— begin Exercise materials —
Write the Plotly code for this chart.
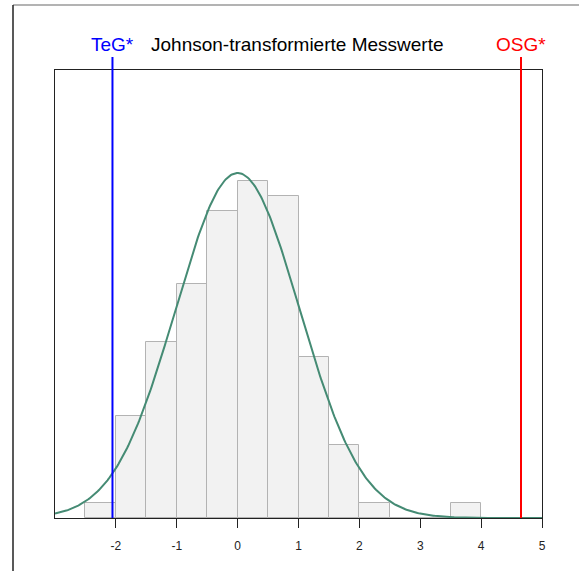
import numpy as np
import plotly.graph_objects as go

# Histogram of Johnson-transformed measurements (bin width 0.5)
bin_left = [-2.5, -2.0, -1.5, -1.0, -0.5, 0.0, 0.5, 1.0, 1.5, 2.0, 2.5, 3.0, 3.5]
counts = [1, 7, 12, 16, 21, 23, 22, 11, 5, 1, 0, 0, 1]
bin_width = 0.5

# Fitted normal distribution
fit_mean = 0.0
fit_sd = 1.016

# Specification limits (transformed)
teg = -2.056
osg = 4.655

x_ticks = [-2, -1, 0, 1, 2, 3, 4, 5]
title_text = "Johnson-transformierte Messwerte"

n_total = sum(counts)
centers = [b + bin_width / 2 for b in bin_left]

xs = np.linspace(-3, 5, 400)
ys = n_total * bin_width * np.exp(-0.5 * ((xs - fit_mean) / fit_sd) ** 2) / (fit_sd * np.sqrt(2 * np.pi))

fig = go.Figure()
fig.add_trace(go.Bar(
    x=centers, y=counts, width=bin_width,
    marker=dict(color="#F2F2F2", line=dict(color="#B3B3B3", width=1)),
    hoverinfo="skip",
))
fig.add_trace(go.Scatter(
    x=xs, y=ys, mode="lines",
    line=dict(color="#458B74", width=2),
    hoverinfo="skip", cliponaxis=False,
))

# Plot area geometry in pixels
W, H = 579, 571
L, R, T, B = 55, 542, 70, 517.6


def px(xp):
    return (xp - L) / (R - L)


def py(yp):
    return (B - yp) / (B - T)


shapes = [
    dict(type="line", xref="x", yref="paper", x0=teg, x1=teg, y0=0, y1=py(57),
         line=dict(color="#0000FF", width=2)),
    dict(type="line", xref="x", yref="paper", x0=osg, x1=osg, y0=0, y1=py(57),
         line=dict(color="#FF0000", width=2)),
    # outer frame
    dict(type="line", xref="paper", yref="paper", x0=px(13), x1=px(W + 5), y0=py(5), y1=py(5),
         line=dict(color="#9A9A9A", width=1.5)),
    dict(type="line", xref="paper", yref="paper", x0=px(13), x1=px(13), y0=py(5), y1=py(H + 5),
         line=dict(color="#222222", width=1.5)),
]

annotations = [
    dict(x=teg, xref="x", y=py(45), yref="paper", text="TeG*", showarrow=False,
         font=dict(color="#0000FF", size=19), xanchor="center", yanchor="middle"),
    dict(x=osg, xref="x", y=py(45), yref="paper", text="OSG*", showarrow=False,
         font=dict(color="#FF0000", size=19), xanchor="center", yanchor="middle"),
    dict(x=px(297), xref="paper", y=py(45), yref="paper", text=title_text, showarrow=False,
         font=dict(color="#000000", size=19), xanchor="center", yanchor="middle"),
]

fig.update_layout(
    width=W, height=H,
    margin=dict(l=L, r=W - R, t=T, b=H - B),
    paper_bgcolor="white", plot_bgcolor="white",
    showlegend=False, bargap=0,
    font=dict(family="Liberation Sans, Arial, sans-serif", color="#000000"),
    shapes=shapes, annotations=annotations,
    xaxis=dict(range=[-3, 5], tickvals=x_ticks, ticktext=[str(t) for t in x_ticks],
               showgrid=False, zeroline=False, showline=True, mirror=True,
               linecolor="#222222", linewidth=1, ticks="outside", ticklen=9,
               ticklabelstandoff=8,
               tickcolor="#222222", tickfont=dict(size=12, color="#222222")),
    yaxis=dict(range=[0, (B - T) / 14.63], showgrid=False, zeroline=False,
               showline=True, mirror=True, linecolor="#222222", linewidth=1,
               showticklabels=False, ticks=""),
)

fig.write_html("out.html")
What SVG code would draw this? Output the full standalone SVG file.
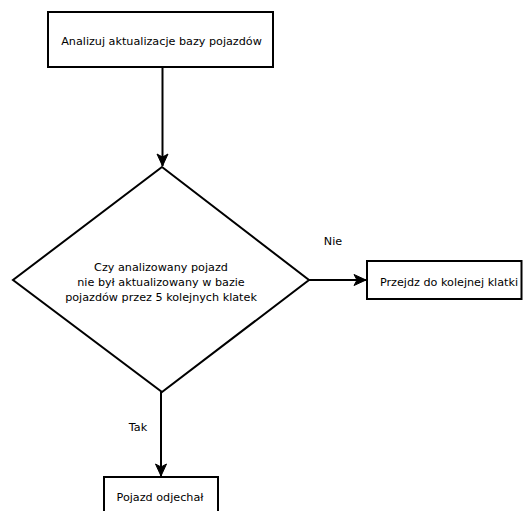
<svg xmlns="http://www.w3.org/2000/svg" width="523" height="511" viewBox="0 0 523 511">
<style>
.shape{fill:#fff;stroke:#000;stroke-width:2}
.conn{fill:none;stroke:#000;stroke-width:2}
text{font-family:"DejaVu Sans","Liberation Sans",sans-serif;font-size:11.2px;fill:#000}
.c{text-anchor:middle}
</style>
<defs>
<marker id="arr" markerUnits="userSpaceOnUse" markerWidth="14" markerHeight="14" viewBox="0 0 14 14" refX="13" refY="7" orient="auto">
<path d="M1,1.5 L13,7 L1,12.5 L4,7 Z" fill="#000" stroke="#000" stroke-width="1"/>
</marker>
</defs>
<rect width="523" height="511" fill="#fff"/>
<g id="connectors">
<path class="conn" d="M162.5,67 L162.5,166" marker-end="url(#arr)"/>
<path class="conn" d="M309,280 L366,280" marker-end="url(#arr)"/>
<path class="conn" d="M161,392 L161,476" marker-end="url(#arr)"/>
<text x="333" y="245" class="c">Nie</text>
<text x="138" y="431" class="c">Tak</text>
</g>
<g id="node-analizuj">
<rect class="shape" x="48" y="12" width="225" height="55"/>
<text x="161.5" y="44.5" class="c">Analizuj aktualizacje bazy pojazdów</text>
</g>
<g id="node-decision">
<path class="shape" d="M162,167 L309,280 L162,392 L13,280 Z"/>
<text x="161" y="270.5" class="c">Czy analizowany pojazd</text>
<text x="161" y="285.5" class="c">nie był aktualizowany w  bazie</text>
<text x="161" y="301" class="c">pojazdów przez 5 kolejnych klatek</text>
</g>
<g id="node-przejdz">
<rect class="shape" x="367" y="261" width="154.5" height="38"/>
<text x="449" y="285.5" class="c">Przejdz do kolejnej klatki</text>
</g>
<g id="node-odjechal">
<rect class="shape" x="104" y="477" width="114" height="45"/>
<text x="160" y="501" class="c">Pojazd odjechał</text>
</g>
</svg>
— end Exercise materials —
Output the records above exactly; leave out the pictures.

The output:
Write the Plotly code for this chart.
import numpy as np
import plotly.graph_objects as go

# Histogram of Johnson-transformed measurements (bin width 0.5)
bin_left = [-2.5, -2.0, -1.5, -1.0, -0.5, 0.0, 0.5, 1.0, 1.5, 2.0, 2.5, 3.0, 3.5]
counts = [1, 7, 12, 16, 21, 23, 22, 11, 5, 1, 0, 0, 1]
bin_width = 0.5

# Fitted normal distribution
fit_mean = 0.0
fit_sd = 1.016

# Specification limits (transformed)
teg = -2.056
osg = 4.655

x_ticks = [-2, -1, 0, 1, 2, 3, 4, 5]
title_text = "Johnson-transformierte Messwerte"

n_total = sum(counts)
centers = [b + bin_width / 2 for b in bin_left]

xs = np.linspace(-3, 5, 400)
ys = n_total * bin_width * np.exp(-0.5 * ((xs - fit_mean) / fit_sd) ** 2) / (fit_sd * np.sqrt(2 * np.pi))

fig = go.Figure()
fig.add_trace(go.Bar(
    x=centers, y=counts, width=bin_width,
    marker=dict(color="#F2F2F2", line=dict(color="#B3B3B3", width=1)),
    hoverinfo="skip",
))
fig.add_trace(go.Scatter(
    x=xs, y=ys, mode="lines",
    line=dict(color="#458B74", width=2),
    hoverinfo="skip", cliponaxis=False,
))

# Plot area geometry in pixels
W, H = 579, 571
L, R, T, B = 55, 542, 70, 517.6


def px(xp):
    return (xp - L) / (R - L)


def py(yp):
    return (B - yp) / (B - T)


shapes = [
    dict(type="line", xref="x", yref="paper", x0=teg, x1=teg, y0=0, y1=py(57),
         line=dict(color="#0000FF", width=2)),
    dict(type="line", xref="x", yref="paper", x0=osg, x1=osg, y0=0, y1=py(57),
         line=dict(color="#FF0000", width=2)),
    # outer frame
    dict(type="line", xref="paper", yref="paper", x0=px(13), x1=px(W + 5), y0=py(5), y1=py(5),
         line=dict(color="#9A9A9A", width=1.5)),
    dict(type="line", xref="paper", yref="paper", x0=px(13), x1=px(13), y0=py(5), y1=py(H + 5),
         line=dict(color="#222222", width=1.5)),
]

annotations = [
    dict(x=teg, xref="x", y=py(45), yref="paper", text="TeG*", showarrow=False,
         font=dict(color="#0000FF", size=19), xanchor="center", yanchor="middle"),
    dict(x=osg, xref="x", y=py(45), yref="paper", text="OSG*", showarrow=False,
         font=dict(color="#FF0000", size=19), xanchor="center", yanchor="middle"),
    dict(x=px(297), xref="paper", y=py(45), yref="paper", text=title_text, showarrow=False,
         font=dict(color="#000000", size=19), xanchor="center", yanchor="middle"),
]

fig.update_layout(
    width=W, height=H,
    margin=dict(l=L, r=W - R, t=T, b=H - B),
    paper_bgcolor="white", plot_bgcolor="white",
    showlegend=False, bargap=0,
    font=dict(family="Liberation Sans, Arial, sans-serif", color="#000000"),
    shapes=shapes, annotations=annotations,
    xaxis=dict(range=[-3, 5], tickvals=x_ticks, ticktext=[str(t) for t in x_ticks],
               showgrid=False, zeroline=False, showline=True, mirror=True,
               linecolor="#222222", linewidth=1, ticks="outside", ticklen=9,
               ticklabelstandoff=8,
               tickcolor="#222222", tickfont=dict(size=12, color="#222222")),
    yaxis=dict(range=[0, (B - T) / 14.63], showgrid=False, zeroline=False,
               showline=True, mirror=True, linecolor="#222222", linewidth=1,
               showticklabels=False, ticks=""),
)

fig.write_html("out.html")
What SVG code would draw this? Output the full standalone SVG file.
<svg xmlns="http://www.w3.org/2000/svg" width="523" height="511" viewBox="0 0 523 511">
<style>
.shape{fill:#fff;stroke:#000;stroke-width:2}
.conn{fill:none;stroke:#000;stroke-width:2}
text{font-family:"DejaVu Sans","Liberation Sans",sans-serif;font-size:11.2px;fill:#000}
.c{text-anchor:middle}
</style>
<defs>
<marker id="arr" markerUnits="userSpaceOnUse" markerWidth="14" markerHeight="14" viewBox="0 0 14 14" refX="13" refY="7" orient="auto">
<path d="M1,1.5 L13,7 L1,12.5 L4,7 Z" fill="#000" stroke="#000" stroke-width="1"/>
</marker>
</defs>
<rect width="523" height="511" fill="#fff"/>
<g id="connectors">
<path class="conn" d="M162.5,67 L162.5,166" marker-end="url(#arr)"/>
<path class="conn" d="M309,280 L366,280" marker-end="url(#arr)"/>
<path class="conn" d="M161,392 L161,476" marker-end="url(#arr)"/>
<text x="333" y="245" class="c">Nie</text>
<text x="138" y="431" class="c">Tak</text>
</g>
<g id="node-analizuj">
<rect class="shape" x="48" y="12" width="225" height="55"/>
<text x="161.5" y="44.5" class="c">Analizuj aktualizacje bazy pojazdów</text>
</g>
<g id="node-decision">
<path class="shape" d="M162,167 L309,280 L162,392 L13,280 Z"/>
<text x="161" y="270.5" class="c">Czy analizowany pojazd</text>
<text x="161" y="285.5" class="c">nie był aktualizowany w  bazie</text>
<text x="161" y="301" class="c">pojazdów przez 5 kolejnych klatek</text>
</g>
<g id="node-przejdz">
<rect class="shape" x="367" y="261" width="154.5" height="38"/>
<text x="449" y="285.5" class="c">Przejdz do kolejnej klatki</text>
</g>
<g id="node-odjechal">
<rect class="shape" x="104" y="477" width="114" height="45"/>
<text x="160" y="501" class="c">Pojazd odjechał</text>
</g>
</svg>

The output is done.